- The Washington Times - Monday, June 7, 2021

A Republican mayoral win last weekend in McAllen, Texas, proves GOP inroads with Hispanic voters are real – a demographic shift that should worry Democrats.

President Joseph R. Biden won Hidalgo County, home of McAllen, by 17 points in 2020. The border town has 140,000 residents, 85% of them Hispanic. Although it was a narrow victory for Republican Javier Villalobos, it demonstrates a macro-realignment happening within America, where more Hispanics are flocking to the Republican Party.

In 2020, President Donald J. Trump received more votes than he did in 2016 in 78 of the nation’s 100 majority-Hispanic counties. In Texas, Mr. Trump increased his overall vote count in areas where Hispanics comprise at least 80% of the population by 10 points. And for the first time since Reconstruction, Mr. Trump was able to flip and win Zapata County, which is located along the southern border.

In McAllen, the open border policies the Biden administration are undertaking became a central local issue – Vice President Kamala Harris who has been tasked to oversee the crisis, has yet to visit the region. 

Still, nationally, Republicans are making inroads with Hispanic voters, as culturally, the GOP is proving to have more in common with them than leftist progressives, who are advocating a socialist agenda.

“The argument from the left is that this country has not been good for people, other than the majority, over much of our history,” Republican Florida Sen. Marco Rubio told RealClearPolitics. “And Hispanics just don’t buy it. And the reason they don’t buy it is very simple: They know what life is like in another country.”

In Florida, Mr. Trump did 23 points better than in 2016 in Miami-Dade, the state’s largest county with the largest Hispanic population and captured 55% of Florida’s overall Cuban-American vote. Fifteen percent of Cuban-Americans who voted for Hillary Clinton in 2016 switched their vote for Mr. Trump in 2020.  

Democratic data-scientist David Shor said 2020’s results should worry Democrats, who traditionally have had a stronghold on the demographic, and that the Hispanic shift from blue to red is because of how far left “white liberals” have gone.

“[W]e’ve ended up in a situation where white liberals are more left wing than Black and Hispanic Democrats on pretty much every issue: taxes, health care, policing, and even on racial issues or various measures of ‘racial resentment,’” he said. “So as white liberals increasingly define the party’s image and messaging, that’s going to turn off nonwhite conservative Democrats and push them against us.”

Democratic strategist James Carville agrees, saying progressive “wokeness” his hurting the Democratic Party.

“You ever get the sense that people in faculty lounges in fancy colleges use a different language than ordinary people? They come up with a word like ‘Latinx’ that no one else uses. Or they use a phrase like ‘communities of color.’ I don’t know anyone who speaks like that,” Mr. Carville told Vox in April. “I don’t know anyone who lives in a ‘community of color.’ I know lots of white and Black and brown people and they all live in … neighborhoods…. This is not how voters talk.” 

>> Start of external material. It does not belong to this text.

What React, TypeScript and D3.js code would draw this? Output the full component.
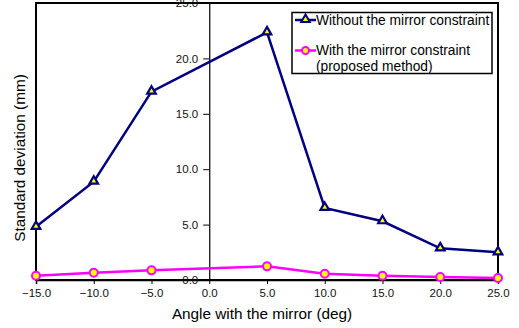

Sen. Rick Scott wrote Monday in an op-ed in Fox News that Hispanic realignment into the Republican Party is here to stay, and it’s Democratic hubris to believe Mr. Trump’s results in 2020 among the demographic was a fluke.

“Democratic leaders have taken their party in a direction that increasingly reflects the views of wealthy, urban, coastal elites, while failing to truly understand working-class Americans and the values and aspirations of Hispanic voters,” Mr. Scott wrote. “Democrats are out of touch, and assumed that all Hispanic voters just hate Republicans, as they do.”

Indeed, polling from the National Republican Senatorial Committee, proves Mr. Scott’s conclusion. In it 68% of Hispanic voters in battleground states view capitalism as the best form of government. Seventy-two believe more should be done to secure the southern border and stop the surge of illegal immigration; 67% feel America is losing its traditional values of faith, freedom and family; and 58% believe too many people no longer want to work and are happy living off of government assistance.

NRSC’s survey shows a whopping 80% of Hispanics – four-fifths of all Hispanic voters – believe America’s public schools are failing them and that we’re falling behind other nations.

Only one political party is talking about these issues and giving voice to Hispanic Americans’ concerns — the GOP. So as the left continues to push critical-race theory, more government spending and federal welfare, open borders, defunding the police and places an emphasis on climate change over organized religion, they will continue to lose Hispanic voters. That’s great news for Republicans heading into 2022.